§ **Aim of the exercise**: State the number of lines that contain "this", with no other text.

§ **Available data**:
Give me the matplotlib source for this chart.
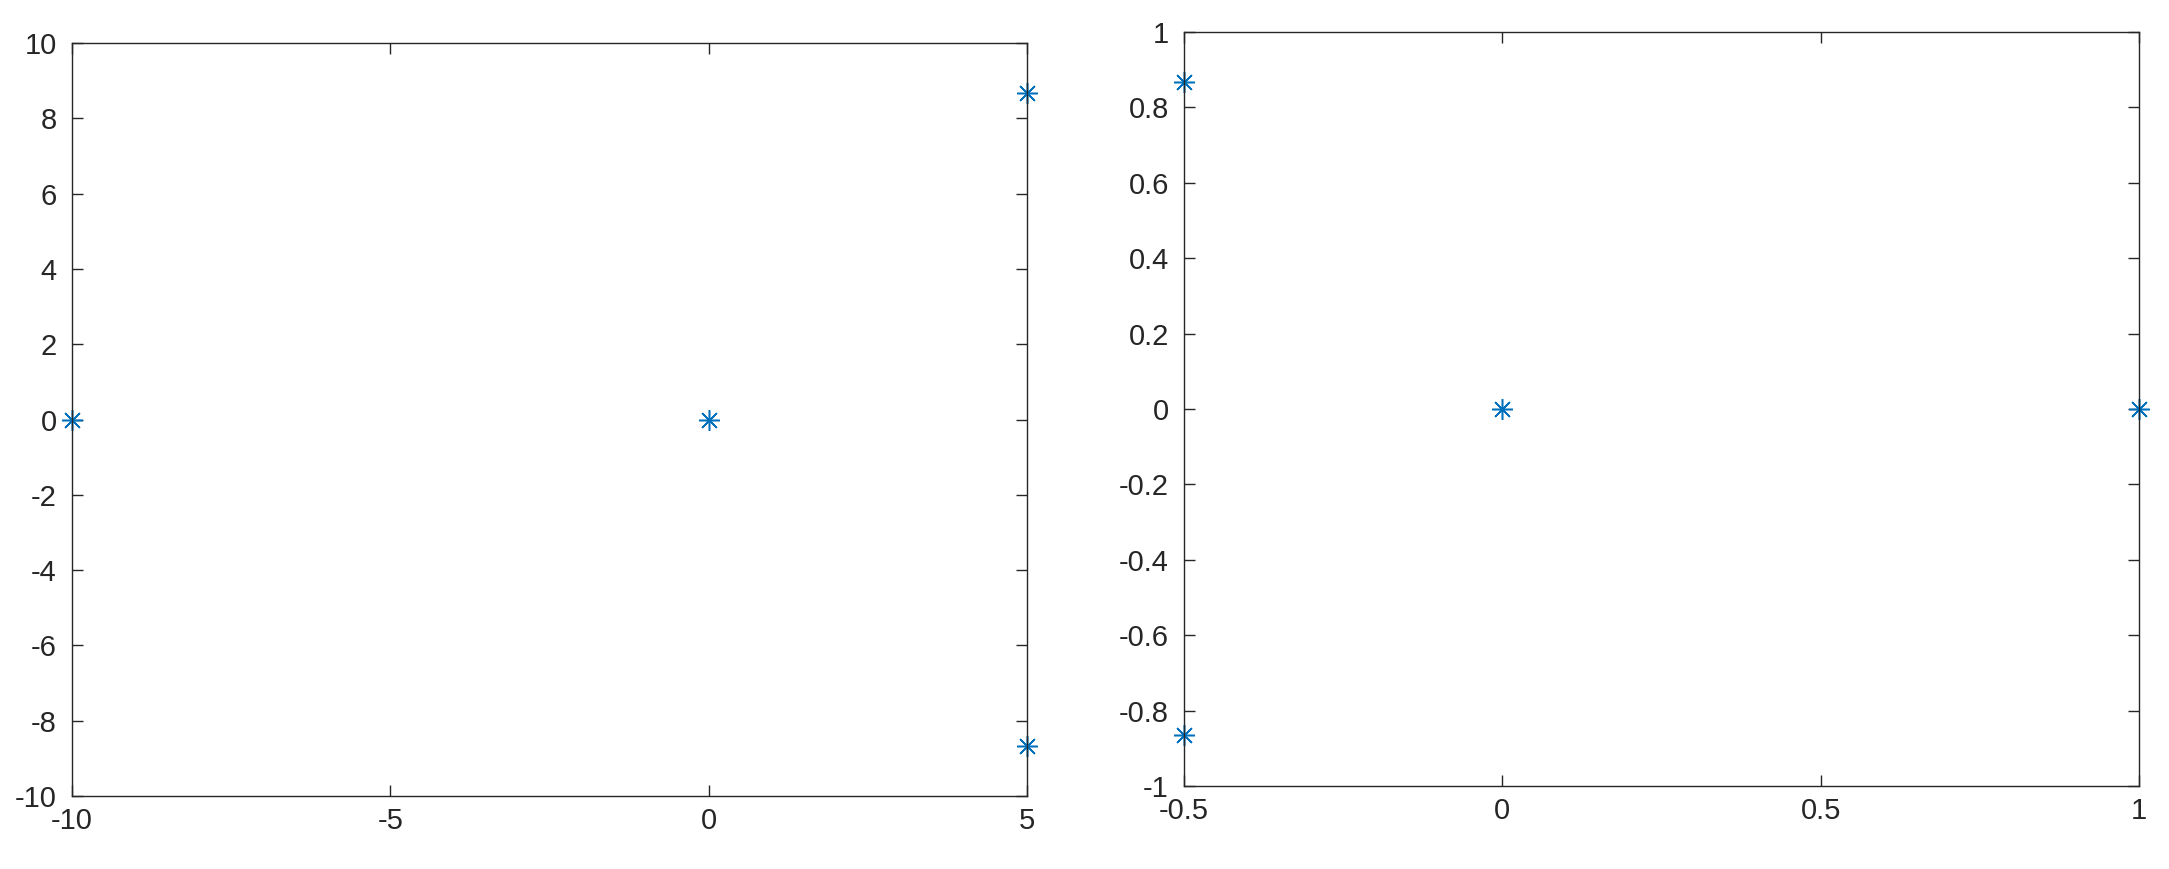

==

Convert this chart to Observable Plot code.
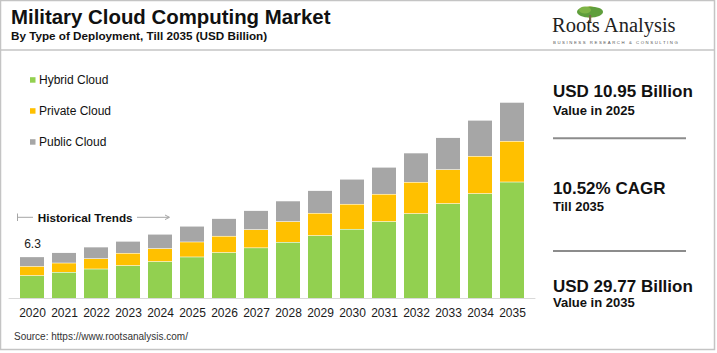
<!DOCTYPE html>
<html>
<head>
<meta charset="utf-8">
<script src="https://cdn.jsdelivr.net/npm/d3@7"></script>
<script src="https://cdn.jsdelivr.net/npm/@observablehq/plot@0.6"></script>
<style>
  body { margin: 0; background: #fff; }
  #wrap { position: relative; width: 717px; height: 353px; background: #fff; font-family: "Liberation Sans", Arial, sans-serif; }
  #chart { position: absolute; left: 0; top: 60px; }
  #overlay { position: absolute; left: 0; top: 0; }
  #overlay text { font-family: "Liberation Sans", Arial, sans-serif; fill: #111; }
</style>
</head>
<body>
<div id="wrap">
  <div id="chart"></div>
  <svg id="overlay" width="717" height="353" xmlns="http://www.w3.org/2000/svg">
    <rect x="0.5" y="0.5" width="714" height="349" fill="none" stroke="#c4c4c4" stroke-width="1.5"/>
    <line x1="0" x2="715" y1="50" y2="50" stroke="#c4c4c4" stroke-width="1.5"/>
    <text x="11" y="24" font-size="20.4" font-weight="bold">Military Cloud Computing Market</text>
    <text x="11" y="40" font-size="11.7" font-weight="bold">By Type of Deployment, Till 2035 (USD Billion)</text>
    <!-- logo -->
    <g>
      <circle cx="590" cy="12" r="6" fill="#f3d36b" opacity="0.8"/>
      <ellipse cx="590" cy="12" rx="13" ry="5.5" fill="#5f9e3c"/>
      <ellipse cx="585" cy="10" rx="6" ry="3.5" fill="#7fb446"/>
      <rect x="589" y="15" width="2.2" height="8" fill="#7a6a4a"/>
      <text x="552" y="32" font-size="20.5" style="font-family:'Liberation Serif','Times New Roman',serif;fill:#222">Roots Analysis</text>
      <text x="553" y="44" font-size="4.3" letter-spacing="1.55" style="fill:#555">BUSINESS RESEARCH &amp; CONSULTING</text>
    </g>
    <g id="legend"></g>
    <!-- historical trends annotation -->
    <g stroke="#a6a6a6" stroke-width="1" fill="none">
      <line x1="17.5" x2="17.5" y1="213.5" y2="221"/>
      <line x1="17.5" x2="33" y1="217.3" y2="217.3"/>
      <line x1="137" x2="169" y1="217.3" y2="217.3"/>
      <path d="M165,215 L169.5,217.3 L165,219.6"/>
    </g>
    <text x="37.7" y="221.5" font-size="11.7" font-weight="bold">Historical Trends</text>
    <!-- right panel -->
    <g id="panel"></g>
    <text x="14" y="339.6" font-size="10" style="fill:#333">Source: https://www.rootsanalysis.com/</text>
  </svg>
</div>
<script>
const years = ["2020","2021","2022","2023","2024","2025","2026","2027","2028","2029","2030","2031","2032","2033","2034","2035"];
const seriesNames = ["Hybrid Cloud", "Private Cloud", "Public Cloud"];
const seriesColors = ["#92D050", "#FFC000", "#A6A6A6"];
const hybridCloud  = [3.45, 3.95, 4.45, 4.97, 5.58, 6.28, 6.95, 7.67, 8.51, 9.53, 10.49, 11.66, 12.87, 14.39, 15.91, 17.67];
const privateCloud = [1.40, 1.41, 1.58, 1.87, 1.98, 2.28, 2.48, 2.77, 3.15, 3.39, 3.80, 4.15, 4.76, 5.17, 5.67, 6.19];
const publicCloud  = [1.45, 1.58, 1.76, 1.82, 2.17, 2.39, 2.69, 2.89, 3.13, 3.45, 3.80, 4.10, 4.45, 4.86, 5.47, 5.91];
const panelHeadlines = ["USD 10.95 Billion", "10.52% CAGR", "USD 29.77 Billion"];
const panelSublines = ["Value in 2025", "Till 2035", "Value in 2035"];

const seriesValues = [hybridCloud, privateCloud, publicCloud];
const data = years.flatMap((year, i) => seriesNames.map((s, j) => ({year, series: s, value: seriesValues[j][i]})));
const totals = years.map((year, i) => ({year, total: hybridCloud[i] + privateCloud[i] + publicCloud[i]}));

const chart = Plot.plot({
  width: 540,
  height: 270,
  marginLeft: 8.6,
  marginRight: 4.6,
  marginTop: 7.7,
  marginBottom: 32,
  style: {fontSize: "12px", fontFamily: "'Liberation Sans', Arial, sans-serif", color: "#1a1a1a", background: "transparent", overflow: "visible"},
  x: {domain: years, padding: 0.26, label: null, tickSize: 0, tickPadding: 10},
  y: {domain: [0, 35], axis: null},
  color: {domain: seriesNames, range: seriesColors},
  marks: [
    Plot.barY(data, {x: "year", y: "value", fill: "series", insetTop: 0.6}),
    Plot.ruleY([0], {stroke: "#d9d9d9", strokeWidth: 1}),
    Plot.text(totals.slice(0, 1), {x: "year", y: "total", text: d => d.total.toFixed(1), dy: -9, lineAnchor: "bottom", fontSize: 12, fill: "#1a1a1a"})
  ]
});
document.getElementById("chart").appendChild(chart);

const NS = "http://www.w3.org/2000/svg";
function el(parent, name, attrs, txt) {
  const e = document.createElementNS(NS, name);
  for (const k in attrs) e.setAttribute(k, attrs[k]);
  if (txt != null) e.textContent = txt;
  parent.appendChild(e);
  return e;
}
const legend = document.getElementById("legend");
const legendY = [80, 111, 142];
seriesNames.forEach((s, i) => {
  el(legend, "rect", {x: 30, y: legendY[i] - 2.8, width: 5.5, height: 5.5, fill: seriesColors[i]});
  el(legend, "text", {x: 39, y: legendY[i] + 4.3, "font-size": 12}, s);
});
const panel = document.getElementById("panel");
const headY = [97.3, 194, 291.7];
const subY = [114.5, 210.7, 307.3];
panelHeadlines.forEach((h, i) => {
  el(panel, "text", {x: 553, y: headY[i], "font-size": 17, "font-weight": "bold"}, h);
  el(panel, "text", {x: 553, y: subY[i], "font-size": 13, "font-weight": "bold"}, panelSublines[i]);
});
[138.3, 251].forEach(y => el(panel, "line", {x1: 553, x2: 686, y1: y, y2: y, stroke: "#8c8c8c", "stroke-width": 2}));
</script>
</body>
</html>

* * *

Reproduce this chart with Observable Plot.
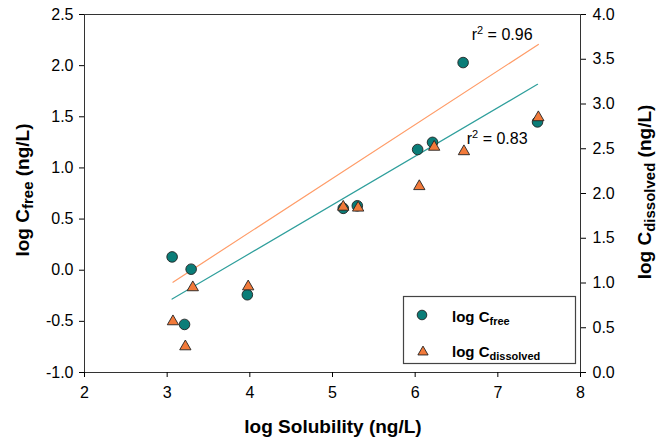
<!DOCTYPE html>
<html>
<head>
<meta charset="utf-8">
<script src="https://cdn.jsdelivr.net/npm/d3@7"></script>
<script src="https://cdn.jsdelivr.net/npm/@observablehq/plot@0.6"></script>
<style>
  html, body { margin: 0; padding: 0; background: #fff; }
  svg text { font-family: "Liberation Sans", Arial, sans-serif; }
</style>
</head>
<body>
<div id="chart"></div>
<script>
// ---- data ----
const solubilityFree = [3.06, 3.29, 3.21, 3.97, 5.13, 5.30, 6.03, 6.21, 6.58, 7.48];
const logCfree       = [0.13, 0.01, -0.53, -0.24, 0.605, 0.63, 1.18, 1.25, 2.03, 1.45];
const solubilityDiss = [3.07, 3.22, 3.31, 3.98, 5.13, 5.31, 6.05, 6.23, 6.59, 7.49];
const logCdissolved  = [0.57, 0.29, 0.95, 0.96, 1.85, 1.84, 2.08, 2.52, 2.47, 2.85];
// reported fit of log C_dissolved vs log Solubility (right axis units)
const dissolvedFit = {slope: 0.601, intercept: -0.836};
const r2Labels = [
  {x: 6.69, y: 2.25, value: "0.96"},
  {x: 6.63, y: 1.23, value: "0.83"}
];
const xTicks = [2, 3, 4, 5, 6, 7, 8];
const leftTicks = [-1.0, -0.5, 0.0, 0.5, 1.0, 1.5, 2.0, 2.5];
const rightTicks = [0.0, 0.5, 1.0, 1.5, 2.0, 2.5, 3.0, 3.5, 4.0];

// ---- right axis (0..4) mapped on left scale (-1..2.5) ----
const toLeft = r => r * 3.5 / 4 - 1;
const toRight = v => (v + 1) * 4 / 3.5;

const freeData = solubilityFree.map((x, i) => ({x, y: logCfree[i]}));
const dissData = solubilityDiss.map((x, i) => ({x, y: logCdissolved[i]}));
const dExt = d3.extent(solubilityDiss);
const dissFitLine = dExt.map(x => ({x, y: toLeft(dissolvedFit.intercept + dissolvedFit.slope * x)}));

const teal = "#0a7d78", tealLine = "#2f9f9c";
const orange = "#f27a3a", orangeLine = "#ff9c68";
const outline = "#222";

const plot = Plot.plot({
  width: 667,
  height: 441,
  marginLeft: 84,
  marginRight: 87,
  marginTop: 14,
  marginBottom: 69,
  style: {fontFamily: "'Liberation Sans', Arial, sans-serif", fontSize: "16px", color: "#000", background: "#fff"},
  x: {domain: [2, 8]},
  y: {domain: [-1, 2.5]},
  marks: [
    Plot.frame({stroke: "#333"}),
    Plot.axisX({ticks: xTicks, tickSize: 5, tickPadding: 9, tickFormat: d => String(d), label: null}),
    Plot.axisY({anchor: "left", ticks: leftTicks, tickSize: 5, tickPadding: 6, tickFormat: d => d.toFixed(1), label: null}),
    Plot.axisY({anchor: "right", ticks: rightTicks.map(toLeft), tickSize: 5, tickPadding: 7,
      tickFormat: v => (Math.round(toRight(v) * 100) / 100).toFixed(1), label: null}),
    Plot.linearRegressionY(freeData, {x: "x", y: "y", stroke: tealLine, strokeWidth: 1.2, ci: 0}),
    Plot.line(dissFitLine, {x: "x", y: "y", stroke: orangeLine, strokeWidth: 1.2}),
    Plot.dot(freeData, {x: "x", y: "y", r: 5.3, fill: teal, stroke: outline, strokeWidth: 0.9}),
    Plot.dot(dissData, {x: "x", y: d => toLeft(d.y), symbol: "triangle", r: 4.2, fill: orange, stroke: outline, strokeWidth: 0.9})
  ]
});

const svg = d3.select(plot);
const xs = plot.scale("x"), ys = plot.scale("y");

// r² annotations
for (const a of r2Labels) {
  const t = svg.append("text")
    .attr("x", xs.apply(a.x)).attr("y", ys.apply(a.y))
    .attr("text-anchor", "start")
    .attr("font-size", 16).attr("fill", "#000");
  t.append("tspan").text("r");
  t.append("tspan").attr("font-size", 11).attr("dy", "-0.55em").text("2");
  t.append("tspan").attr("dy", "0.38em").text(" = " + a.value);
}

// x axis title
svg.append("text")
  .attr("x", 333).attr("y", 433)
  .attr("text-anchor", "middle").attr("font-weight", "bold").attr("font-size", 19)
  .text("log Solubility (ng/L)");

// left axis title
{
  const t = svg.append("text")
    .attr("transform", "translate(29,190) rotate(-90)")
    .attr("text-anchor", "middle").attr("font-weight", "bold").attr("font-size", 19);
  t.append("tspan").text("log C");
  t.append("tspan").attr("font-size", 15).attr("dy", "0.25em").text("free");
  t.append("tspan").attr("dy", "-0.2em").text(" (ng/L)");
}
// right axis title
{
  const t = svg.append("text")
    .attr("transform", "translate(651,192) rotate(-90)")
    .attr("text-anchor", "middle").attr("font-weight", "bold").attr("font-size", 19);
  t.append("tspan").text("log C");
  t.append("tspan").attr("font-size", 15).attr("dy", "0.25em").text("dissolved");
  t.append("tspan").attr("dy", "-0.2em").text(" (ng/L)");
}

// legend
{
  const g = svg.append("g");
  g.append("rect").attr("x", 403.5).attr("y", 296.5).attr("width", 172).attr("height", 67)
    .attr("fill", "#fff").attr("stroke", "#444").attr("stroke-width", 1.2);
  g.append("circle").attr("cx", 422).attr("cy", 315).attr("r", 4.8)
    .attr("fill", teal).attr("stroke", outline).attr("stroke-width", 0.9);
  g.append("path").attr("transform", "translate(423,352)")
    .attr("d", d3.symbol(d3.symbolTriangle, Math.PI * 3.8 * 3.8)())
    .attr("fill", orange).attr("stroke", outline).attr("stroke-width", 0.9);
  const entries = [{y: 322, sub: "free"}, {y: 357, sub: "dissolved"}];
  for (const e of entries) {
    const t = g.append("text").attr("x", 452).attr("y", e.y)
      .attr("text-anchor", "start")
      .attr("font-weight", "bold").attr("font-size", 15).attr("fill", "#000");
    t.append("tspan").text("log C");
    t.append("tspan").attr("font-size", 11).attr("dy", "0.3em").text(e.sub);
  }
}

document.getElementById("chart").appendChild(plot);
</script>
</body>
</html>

§ **The output**: 3